▶ **Short exercise**
Restate each line word for word. Leave out every picture.

▶ **Excerpted records**
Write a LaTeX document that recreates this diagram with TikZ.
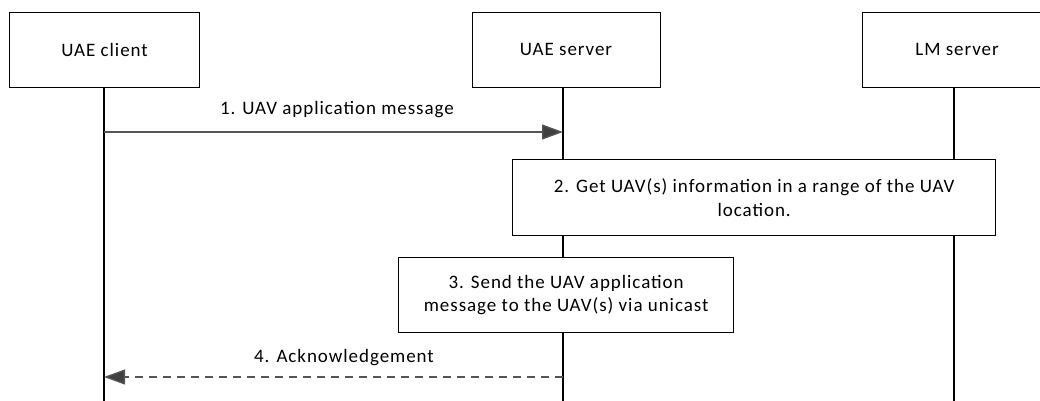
\documentclass[tikz,border=0pt]{standalone}
\usepackage{fontspec}
\setmainfont{Carlito}[LetterSpace=5]
\usetikzlibrary{arrows.meta}
\definecolor{linegray}{HTML}{555555}
\definecolor{headgray}{HTML}{404040}
\begin{document}
\begin{tikzpicture}[x=1pt,y=-1pt,
  font=\fontsize{19}{23.5}\selectfont,
  actor/.style={draw, line width=1.3pt, minimum height=75pt, anchor=north west, inner sep=0pt},
  stepbox/.style={draw, fill=white, line width=1.3pt, anchor=north west, inner sep=0pt, align=center},
  life/.style={line width=1.3pt},
  msg/.style={line width=1.3pt, draw=linegray, -{Triangle[length=21pt,width=15pt,fill=headgray]}},
  reply/.style={msg, dash pattern=on 8pt off 6pt},
  lbl/.style={inner sep=0pt}]
\useasboundingbox (0,0) rectangle (1040,401);
\coordinate (bottom) at (0,401);
% actors
\node[actor, minimum width=190pt] (client) at (9,12) {UAE client};
\node[actor, minimum width=188pt] (server) at (472,12) {};
\node[actor, minimum width=186pt] (lm) at (862,12) {};
\node at (566,49.5) {UAE server};
\node at (957,49.5) {LM server};
% lifelines
\coordinate (cl) at (104,87);
\coordinate (sl) at (563,87);
\coordinate (ll) at (954,87);
\draw[life] (cl) -- (cl |- bottom);
\draw[life] (sl) -- (sl |- bottom);
\draw[life] (ll) -- (ll |- bottom);
% message 1
\coordinate (m1a) at (104,132);
\coordinate (m1b) at (563,132);
\draw[msg] (m1a) -- (m1b);
\node[lbl] (l1) at (337,110) {1. UAV application message};
% step 2
\node[stepbox, minimum width=483pt, minimum height=76pt] (s2) at (512,159)
  {2. Get UAV(s) information in a range of the UAV\\location.};
% step 3
\node[stepbox, minimum width=335pt, minimum height=75pt] (s3) at (398,257)
  {3. Send the UAV application\\message to the UAV(s) via unicast};
% message 4
\coordinate (m4a) at (563,377);
\coordinate (m4b) at (104,377);
\draw[reply] (m4a) -- (m4b);
\node[lbl] (l4) at (344,358) {4. Acknowledgement};
\end{tikzpicture}
\end{document}
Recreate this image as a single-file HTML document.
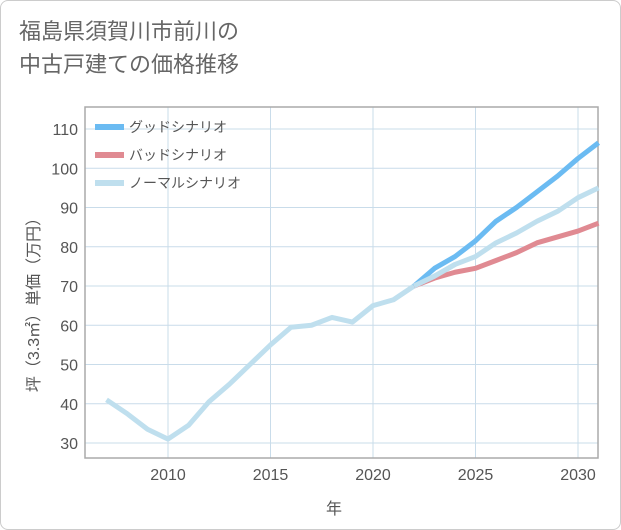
<!DOCTYPE html>
<html><head><meta charset="utf-8"><style>
body{margin:0;background:#fff;}
#c{position:relative;width:621px;height:530px;box-sizing:border-box;border:1px solid #ccc;border-radius:8px;background:#fff;overflow:hidden;font-family:"Liberation Sans","Noto Sans CJK JP",sans-serif;}
#t{position:absolute;left:18px;top:14px;font-size:22px;line-height:33px;color:#666;}
svg text{font-family:"Liberation Sans","Noto Sans CJK JP",sans-serif;}
</style></head><body>
<div id="c">
<div id="t">福島県須賀川市前川の<br>中古戸建ての価格推移</div>
<svg id="s" width="621" height="530" style="position:absolute;left:0;top:0"></svg>
</div>
<script>
const years=[2007,2008,2009,2010,2011,2012,2013,2014,2015,2016,2017,2018,2019,2020,2021,2022,2023,2024,2025,2026,2027,2028,2029,2030,2031];
const normal=[41,37.5,33.5,31,34.5,40.5,45,50,55,59.5,60,62,60.8,65,66.5,70,72.5,75.5,77.5,81,83.5,86.5,89,92.5,95];
const fYears=[2022,2023,2024,2025,2026,2027,2028,2029,2030,2031];
const good=[70,74.5,77.5,81.5,86.5,90,94,98,102.5,106.5];
const bad=[70,72,73.5,74.5,76.5,78.5,81,82.5,84,86];
const xTicks=[2010,2015,2020,2025,2030];
const yTicks=[30,40,50,60,70,80,90,100,110];
const L=84,R=597,T=106,B=457;
const x=v=>167+(v-2010)*20.5;
const y=v=>442-(v-30)*3.925;
const s=document.getElementById('s');
const NS='http://www.w3.org/2000/svg';
function mk(tag,a,p){const e=document.createElementNS(NS,tag);for(const k in a)e.setAttribute(k,a[k]);(p||s).appendChild(e);return e;}
for(let v=2007;v<=2031;v++){if(v%5)continue;}
yTicks.forEach(v=>{const l=mk('line',{x1:L,x2:R,y1:y(v),y2:y(v),stroke:'#c9dcea','stroke-width':1});

const t=mk('text',{x:L-7,y:y(v)+6,'text-anchor':'end','font-size':16,fill:'#555'});t.textContent=v;
});
xTicks.forEach(v=>{const l=mk('line',{x1:x(v),x2:x(v),y1:T,y2:B,stroke:'#c9dcea','stroke-width':1});

const t=mk('text',{x:x(v),y:B+22,'text-anchor':'middle','font-size':16,fill:'#555'});t.textContent=v;
});
const fr=mk('rect',{x:L,y:T,width:R-L,height:B-T,fill:'none',stroke:'#aaa','stroke-width':1.5});

function line(xs,vs,c,n){const p=mk('polyline',{points:xs.map((v,i)=>x(v)+','+y(vs[i])).join(' '),fill:'none',stroke:c,'stroke-width':5,'stroke-linejoin':'round'});
}
line(years,normal,'#bfdfee','normal-scenario-line');
line(fYears,bad,'#e08a92','bad-scenario-line');
line(fYears,good,'#6bbbf2','good-scenario-line');
line(fYears.slice(0,3),normal.slice(15,18),'#bfdfee','normal-scenario-overlap');
const leg=[['グッドシナリオ','#6bbbf2'],['バッドシナリオ','#e08a92'],['ノーマルシナリオ','#bfdfee']];
leg.forEach((d,i)=>{const yy=126+i*28;
const l=mk('line',{x1:94,x2:123,y1:yy,y2:yy,stroke:d[1],'stroke-width':6});

const t=mk('text',{x:128,y:yy+5,'font-size':14,fill:'#555'});t.textContent=d[0];
});
const xt=mk('text',{x:333,y:513,'text-anchor':'middle','font-size':16,fill:'#555'});xt.textContent='年';

const yt=mk('text',{x:0,y:0,'text-anchor':'middle','font-size':16,fill:'#555',transform:'translate(38,300) rotate(-90)'});yt.textContent='坪（3.3㎡）単価（万円）';

</script>
</body></html>
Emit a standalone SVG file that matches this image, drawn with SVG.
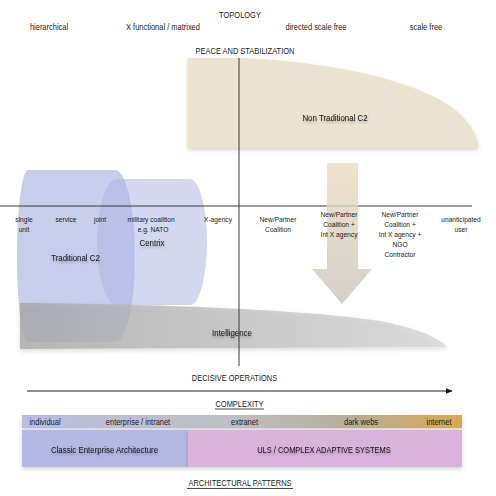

▶ **Correct response**
Write a LaTeX document that recreates this diagram with TikZ.
\documentclass[tikz,border=0pt]{standalone}
\usepackage{fontspec}
\setmainfont{Carlito}[LetterSpace=5]
\usetikzlibrary{arrows.meta}
\definecolor{linegray}{HTML}{555555}
\definecolor{headgray}{HTML}{404040}
\begin{document}
\begin{tikzpicture}[x=1pt,y=-1pt,
  font=\fontsize{19}{23.5}\selectfont,
  actor/.style={draw, line width=1.3pt, minimum height=75pt, anchor=north west, inner sep=0pt},
  stepbox/.style={draw, fill=white, line width=1.3pt, anchor=north west, inner sep=0pt, align=center},
  life/.style={line width=1.3pt},
  msg/.style={line width=1.3pt, draw=linegray, -{Triangle[length=21pt,width=15pt,fill=headgray]}},
  reply/.style={msg, dash pattern=on 8pt off 6pt},
  lbl/.style={inner sep=0pt}]
\useasboundingbox (0,0) rectangle (1040,401);
\coordinate (bottom) at (0,401);
% actors
\node[actor, minimum width=190pt] (client) at (9,12) {UAE client};
\node[actor, minimum width=188pt] (server) at (472,12) {};
\node[actor, minimum width=186pt] (lm) at (862,12) {};
\node at (566,49.5) {UAE server};
\node at (957,49.5) {LM server};
% lifelines
\coordinate (cl) at (104,87);
\coordinate (sl) at (563,87);
\coordinate (ll) at (954,87);
\draw[life] (cl) -- (cl |- bottom);
\draw[life] (sl) -- (sl |- bottom);
\draw[life] (ll) -- (ll |- bottom);
% message 1
\coordinate (m1a) at (104,132);
\coordinate (m1b) at (563,132);
\draw[msg] (m1a) -- (m1b);
\node[lbl] (l1) at (337,110) {1. UAV application message};
% step 2
\node[stepbox, minimum width=483pt, minimum height=76pt] (s2) at (512,159)
  {2. Get UAV(s) information in a range of the UAV\\location.};
% step 3
\node[stepbox, minimum width=335pt, minimum height=75pt] (s3) at (398,257)
  {3. Send the UAV application\\message to the UAV(s) via unicast};
% message 4
\coordinate (m4a) at (563,377);
\coordinate (m4b) at (104,377);
\draw[reply] (m4a) -- (m4b);
\node[lbl] (l4) at (344,358) {4. Acknowledgement};
\end{tikzpicture}
\end{document}
Recreate this image as a single-file HTML document.
<!DOCTYPE html>
<html><head><meta charset="utf-8"><style>
body{margin:0;background:#fff;}
#c{position:relative;width:621px;height:530px;box-sizing:border-box;border:1px solid #ccc;border-radius:8px;background:#fff;overflow:hidden;font-family:"Liberation Sans","Noto Sans CJK JP",sans-serif;}
#t{position:absolute;left:18px;top:14px;font-size:22px;line-height:33px;color:#666;}
svg text{font-family:"Liberation Sans","Noto Sans CJK JP",sans-serif;}
</style></head><body>
<div id="c">
<div id="t">福島県須賀川市前川の<br>中古戸建ての価格推移</div>
<svg id="s" width="621" height="530" style="position:absolute;left:0;top:0"></svg>
</div>
<script>
const years=[2007,2008,2009,2010,2011,2012,2013,2014,2015,2016,2017,2018,2019,2020,2021,2022,2023,2024,2025,2026,2027,2028,2029,2030,2031];
const normal=[41,37.5,33.5,31,34.5,40.5,45,50,55,59.5,60,62,60.8,65,66.5,70,72.5,75.5,77.5,81,83.5,86.5,89,92.5,95];
const fYears=[2022,2023,2024,2025,2026,2027,2028,2029,2030,2031];
const good=[70,74.5,77.5,81.5,86.5,90,94,98,102.5,106.5];
const bad=[70,72,73.5,74.5,76.5,78.5,81,82.5,84,86];
const xTicks=[2010,2015,2020,2025,2030];
const yTicks=[30,40,50,60,70,80,90,100,110];
const L=84,R=597,T=106,B=457;
const x=v=>167+(v-2010)*20.5;
const y=v=>442-(v-30)*3.925;
const s=document.getElementById('s');
const NS='http://www.w3.org/2000/svg';
function mk(tag,a,p){const e=document.createElementNS(NS,tag);for(const k in a)e.setAttribute(k,a[k]);(p||s).appendChild(e);return e;}
for(let v=2007;v<=2031;v++){if(v%5)continue;}
yTicks.forEach(v=>{const l=mk('line',{x1:L,x2:R,y1:y(v),y2:y(v),stroke:'#c9dcea','stroke-width':1});

const t=mk('text',{x:L-7,y:y(v)+6,'text-anchor':'end','font-size':16,fill:'#555'});t.textContent=v;
});
xTicks.forEach(v=>{const l=mk('line',{x1:x(v),x2:x(v),y1:T,y2:B,stroke:'#c9dcea','stroke-width':1});

const t=mk('text',{x:x(v),y:B+22,'text-anchor':'middle','font-size':16,fill:'#555'});t.textContent=v;
});
const fr=mk('rect',{x:L,y:T,width:R-L,height:B-T,fill:'none',stroke:'#aaa','stroke-width':1.5});

function line(xs,vs,c,n){const p=mk('polyline',{points:xs.map((v,i)=>x(v)+','+y(vs[i])).join(' '),fill:'none',stroke:c,'stroke-width':5,'stroke-linejoin':'round'});
}
line(years,normal,'#bfdfee','normal-scenario-line');
line(fYears,bad,'#e08a92','bad-scenario-line');
line(fYears,good,'#6bbbf2','good-scenario-line');
line(fYears.slice(0,3),normal.slice(15,18),'#bfdfee','normal-scenario-overlap');
const leg=[['グッドシナリオ','#6bbbf2'],['バッドシナリオ','#e08a92'],['ノーマルシナリオ','#bfdfee']];
leg.forEach((d,i)=>{const yy=126+i*28;
const l=mk('line',{x1:94,x2:123,y1:yy,y2:yy,stroke:d[1],'stroke-width':6});

const t=mk('text',{x:128,y:yy+5,'font-size':14,fill:'#555'});t.textContent=d[0];
});
const xt=mk('text',{x:333,y:513,'text-anchor':'middle','font-size':16,fill:'#555'});xt.textContent='年';

const yt=mk('text',{x:0,y:0,'text-anchor':'middle','font-size':16,fill:'#555',transform:'translate(38,300) rotate(-90)'});yt.textContent='坪（3.3㎡）単価（万円）';

</script>
</body></html>
Emit a standalone SVG file that matches this image, drawn with SVG.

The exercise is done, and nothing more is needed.